Lines of data
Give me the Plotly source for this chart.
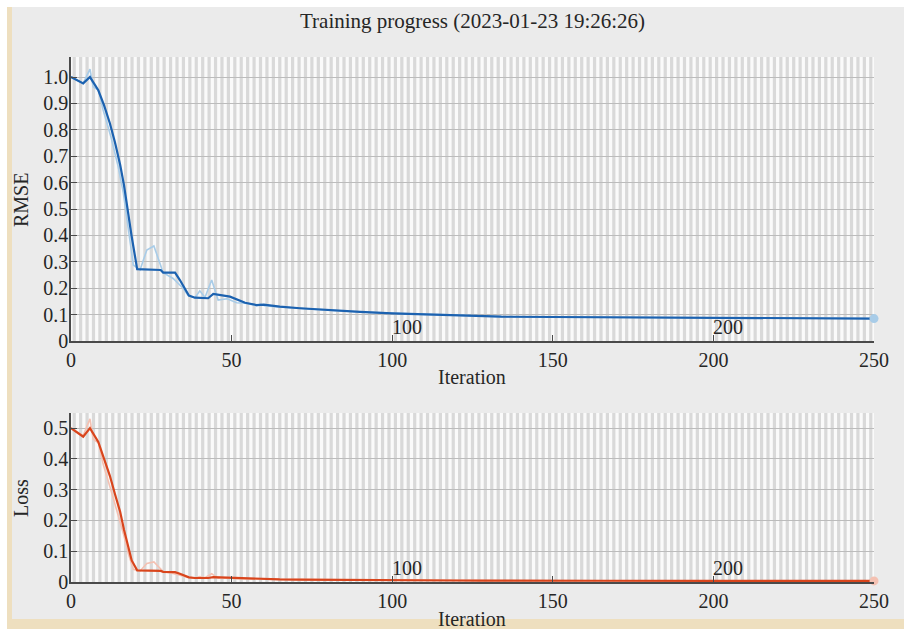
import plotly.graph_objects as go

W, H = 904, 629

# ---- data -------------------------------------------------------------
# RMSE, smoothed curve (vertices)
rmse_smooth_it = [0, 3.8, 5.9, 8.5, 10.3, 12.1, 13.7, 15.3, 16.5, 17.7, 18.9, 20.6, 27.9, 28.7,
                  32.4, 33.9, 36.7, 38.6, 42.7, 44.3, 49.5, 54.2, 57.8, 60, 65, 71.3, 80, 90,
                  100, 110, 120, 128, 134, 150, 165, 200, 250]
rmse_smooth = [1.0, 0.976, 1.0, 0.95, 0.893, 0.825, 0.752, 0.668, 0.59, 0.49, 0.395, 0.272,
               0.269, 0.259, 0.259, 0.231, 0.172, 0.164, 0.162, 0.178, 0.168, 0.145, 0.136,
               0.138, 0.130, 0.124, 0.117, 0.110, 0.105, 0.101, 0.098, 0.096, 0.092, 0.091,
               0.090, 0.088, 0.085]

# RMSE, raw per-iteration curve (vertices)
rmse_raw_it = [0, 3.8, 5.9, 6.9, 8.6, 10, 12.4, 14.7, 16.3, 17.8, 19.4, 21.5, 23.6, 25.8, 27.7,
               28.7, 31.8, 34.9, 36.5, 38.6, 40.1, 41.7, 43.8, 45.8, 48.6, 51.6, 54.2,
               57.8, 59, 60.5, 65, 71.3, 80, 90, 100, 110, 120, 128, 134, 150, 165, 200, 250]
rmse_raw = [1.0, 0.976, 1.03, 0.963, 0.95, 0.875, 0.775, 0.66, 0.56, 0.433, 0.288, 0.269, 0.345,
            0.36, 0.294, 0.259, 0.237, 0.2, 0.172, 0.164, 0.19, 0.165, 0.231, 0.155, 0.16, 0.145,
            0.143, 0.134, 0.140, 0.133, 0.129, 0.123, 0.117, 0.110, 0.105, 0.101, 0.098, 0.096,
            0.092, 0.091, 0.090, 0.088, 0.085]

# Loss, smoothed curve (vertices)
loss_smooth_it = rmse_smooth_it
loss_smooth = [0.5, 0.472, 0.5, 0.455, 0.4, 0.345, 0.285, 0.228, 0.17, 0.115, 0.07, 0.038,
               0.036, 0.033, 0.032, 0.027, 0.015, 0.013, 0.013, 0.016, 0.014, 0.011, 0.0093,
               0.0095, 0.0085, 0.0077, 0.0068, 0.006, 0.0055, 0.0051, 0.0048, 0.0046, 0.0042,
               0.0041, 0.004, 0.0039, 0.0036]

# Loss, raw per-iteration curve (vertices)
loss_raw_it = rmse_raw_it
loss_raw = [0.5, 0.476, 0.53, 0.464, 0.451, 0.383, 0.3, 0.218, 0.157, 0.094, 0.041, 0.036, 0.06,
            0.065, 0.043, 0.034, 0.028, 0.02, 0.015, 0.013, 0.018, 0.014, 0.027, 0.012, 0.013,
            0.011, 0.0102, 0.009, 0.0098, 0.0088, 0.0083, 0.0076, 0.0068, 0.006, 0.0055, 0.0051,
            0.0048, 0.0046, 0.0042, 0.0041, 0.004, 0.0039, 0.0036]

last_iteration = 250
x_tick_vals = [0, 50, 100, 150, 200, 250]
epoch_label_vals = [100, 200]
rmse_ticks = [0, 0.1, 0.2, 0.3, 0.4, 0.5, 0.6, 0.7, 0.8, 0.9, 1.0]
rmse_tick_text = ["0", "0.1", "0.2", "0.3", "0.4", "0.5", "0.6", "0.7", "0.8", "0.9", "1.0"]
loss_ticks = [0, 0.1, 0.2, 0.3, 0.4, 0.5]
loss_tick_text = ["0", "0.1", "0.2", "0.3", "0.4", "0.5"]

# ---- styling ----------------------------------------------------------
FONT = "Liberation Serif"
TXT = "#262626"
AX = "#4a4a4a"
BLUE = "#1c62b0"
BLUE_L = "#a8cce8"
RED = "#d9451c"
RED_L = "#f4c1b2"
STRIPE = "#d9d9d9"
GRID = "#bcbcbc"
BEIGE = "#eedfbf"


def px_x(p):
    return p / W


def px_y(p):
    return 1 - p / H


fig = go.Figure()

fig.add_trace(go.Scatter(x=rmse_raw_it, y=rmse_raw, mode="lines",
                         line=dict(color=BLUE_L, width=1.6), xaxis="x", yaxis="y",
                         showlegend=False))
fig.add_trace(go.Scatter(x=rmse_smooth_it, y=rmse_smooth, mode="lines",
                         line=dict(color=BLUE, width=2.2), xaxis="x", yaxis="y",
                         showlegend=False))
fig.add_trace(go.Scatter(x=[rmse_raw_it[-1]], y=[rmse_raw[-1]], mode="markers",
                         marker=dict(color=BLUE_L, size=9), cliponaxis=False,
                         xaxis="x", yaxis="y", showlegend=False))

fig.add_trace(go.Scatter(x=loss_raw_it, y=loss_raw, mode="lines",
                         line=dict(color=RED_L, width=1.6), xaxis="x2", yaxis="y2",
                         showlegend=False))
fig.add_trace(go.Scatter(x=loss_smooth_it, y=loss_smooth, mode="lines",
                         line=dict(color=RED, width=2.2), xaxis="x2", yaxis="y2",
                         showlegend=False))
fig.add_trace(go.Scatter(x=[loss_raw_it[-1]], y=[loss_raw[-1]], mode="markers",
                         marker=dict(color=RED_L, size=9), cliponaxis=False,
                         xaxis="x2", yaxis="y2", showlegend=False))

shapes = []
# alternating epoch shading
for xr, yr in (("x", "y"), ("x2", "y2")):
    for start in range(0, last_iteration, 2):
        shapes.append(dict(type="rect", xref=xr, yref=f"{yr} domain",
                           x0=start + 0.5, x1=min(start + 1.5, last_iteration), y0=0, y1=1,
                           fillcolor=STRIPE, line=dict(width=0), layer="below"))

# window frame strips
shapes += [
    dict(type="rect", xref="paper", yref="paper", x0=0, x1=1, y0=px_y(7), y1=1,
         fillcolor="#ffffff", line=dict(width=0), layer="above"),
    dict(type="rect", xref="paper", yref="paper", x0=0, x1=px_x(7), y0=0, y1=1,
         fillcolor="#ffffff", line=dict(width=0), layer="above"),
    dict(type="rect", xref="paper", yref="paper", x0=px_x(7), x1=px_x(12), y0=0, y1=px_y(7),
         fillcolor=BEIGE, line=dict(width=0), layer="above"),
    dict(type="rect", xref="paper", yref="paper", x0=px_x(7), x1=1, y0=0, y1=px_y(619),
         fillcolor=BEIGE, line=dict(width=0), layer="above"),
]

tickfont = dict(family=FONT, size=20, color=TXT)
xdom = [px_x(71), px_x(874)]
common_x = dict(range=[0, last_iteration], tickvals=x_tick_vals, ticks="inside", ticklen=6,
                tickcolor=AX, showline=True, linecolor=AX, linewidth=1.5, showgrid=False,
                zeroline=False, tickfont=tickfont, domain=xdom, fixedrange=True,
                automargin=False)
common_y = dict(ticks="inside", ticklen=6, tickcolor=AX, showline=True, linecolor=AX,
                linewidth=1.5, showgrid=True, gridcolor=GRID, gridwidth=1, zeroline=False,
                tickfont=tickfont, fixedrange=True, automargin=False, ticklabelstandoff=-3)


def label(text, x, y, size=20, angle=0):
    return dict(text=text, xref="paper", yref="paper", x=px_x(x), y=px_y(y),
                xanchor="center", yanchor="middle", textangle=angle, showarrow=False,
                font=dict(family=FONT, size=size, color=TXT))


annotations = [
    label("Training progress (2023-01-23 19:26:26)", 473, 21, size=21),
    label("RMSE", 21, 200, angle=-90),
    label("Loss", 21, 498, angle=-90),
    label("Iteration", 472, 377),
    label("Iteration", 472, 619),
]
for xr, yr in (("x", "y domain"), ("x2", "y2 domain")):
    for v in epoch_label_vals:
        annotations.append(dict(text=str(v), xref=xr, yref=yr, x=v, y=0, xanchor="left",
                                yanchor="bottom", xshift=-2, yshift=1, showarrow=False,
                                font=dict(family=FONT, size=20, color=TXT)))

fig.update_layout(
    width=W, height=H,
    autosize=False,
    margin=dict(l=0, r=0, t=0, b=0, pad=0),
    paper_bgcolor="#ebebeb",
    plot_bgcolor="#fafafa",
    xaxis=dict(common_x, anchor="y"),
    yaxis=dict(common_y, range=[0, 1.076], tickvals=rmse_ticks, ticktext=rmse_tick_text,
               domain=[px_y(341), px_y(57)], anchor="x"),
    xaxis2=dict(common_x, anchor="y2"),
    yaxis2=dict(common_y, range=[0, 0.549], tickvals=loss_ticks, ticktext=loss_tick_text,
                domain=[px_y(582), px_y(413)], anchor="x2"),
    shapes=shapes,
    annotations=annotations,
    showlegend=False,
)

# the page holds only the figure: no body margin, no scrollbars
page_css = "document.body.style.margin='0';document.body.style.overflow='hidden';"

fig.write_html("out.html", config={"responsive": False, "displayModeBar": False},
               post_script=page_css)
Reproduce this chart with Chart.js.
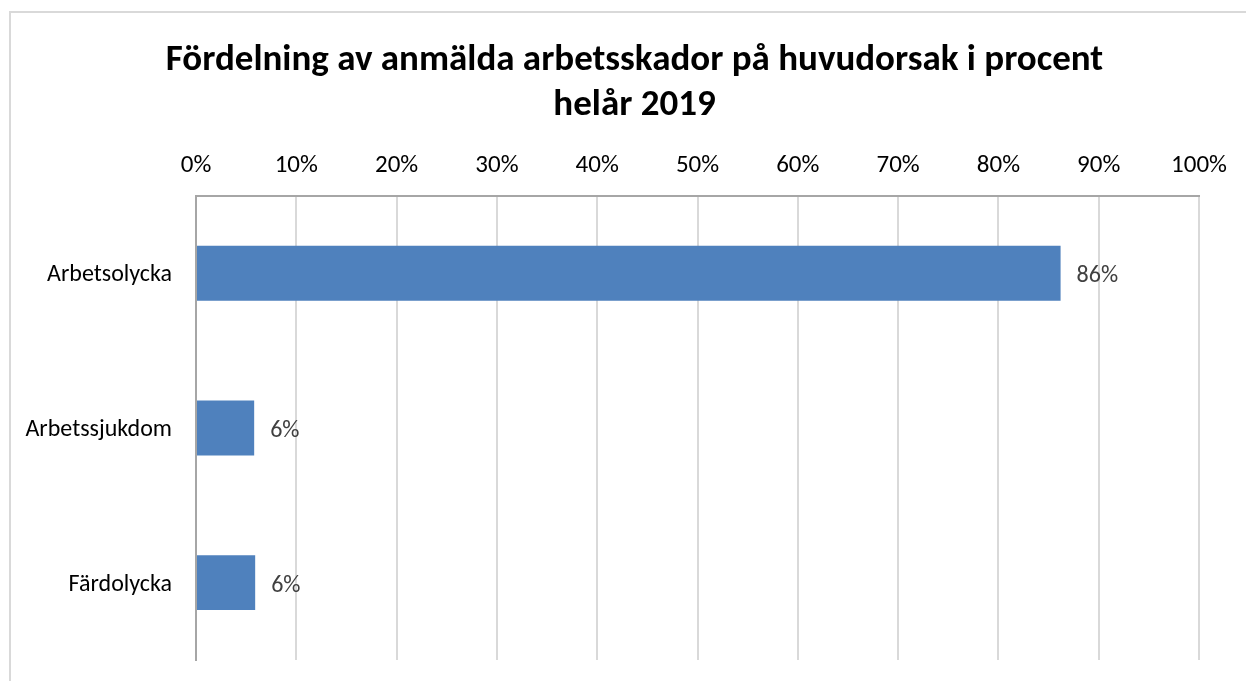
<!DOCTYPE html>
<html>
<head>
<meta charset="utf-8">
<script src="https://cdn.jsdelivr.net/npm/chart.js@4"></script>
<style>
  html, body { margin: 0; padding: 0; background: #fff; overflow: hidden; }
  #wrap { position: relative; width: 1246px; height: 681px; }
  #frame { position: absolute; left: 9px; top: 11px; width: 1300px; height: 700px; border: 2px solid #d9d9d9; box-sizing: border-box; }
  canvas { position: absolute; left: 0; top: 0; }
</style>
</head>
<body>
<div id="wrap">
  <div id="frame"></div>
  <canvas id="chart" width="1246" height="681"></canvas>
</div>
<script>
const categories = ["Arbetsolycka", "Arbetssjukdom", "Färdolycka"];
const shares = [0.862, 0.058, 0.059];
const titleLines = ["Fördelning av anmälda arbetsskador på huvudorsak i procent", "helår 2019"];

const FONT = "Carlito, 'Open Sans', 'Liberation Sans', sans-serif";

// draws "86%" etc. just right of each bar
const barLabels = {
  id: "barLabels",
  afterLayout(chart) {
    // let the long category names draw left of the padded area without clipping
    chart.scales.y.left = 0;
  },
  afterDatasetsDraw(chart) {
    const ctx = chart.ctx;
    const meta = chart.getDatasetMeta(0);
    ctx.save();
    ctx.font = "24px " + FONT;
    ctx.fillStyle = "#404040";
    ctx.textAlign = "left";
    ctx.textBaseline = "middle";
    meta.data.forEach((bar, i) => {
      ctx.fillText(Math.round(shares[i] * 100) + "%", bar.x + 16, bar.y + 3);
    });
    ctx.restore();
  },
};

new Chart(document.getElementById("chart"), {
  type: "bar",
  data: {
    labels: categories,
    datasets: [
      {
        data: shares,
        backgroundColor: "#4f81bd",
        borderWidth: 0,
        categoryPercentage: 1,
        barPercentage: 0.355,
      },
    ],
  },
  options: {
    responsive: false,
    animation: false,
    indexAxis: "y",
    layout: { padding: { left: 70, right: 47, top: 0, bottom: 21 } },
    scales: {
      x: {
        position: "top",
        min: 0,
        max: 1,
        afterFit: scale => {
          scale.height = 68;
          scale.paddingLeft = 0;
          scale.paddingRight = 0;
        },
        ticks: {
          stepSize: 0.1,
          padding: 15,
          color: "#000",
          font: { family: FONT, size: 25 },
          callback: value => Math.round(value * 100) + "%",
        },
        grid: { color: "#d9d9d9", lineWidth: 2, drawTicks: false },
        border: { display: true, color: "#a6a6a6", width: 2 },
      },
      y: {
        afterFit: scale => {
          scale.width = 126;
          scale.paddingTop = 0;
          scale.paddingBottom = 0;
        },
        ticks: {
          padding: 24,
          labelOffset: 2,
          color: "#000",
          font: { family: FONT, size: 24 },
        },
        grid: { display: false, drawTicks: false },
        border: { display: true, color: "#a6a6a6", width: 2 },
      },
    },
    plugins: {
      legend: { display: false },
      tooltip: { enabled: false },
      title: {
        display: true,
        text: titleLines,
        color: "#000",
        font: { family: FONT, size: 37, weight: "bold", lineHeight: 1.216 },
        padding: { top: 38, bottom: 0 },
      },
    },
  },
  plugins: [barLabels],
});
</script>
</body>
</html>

→ Exercise details:
Please restate the material above line by line, exactly, beginning at its first line and ending with the line that contains "W, H = 904, 629", without any pictures.

→ Result of the exercise:
Give me the Plotly source for this chart.
import plotly.graph_objects as go

W, H = 904, 629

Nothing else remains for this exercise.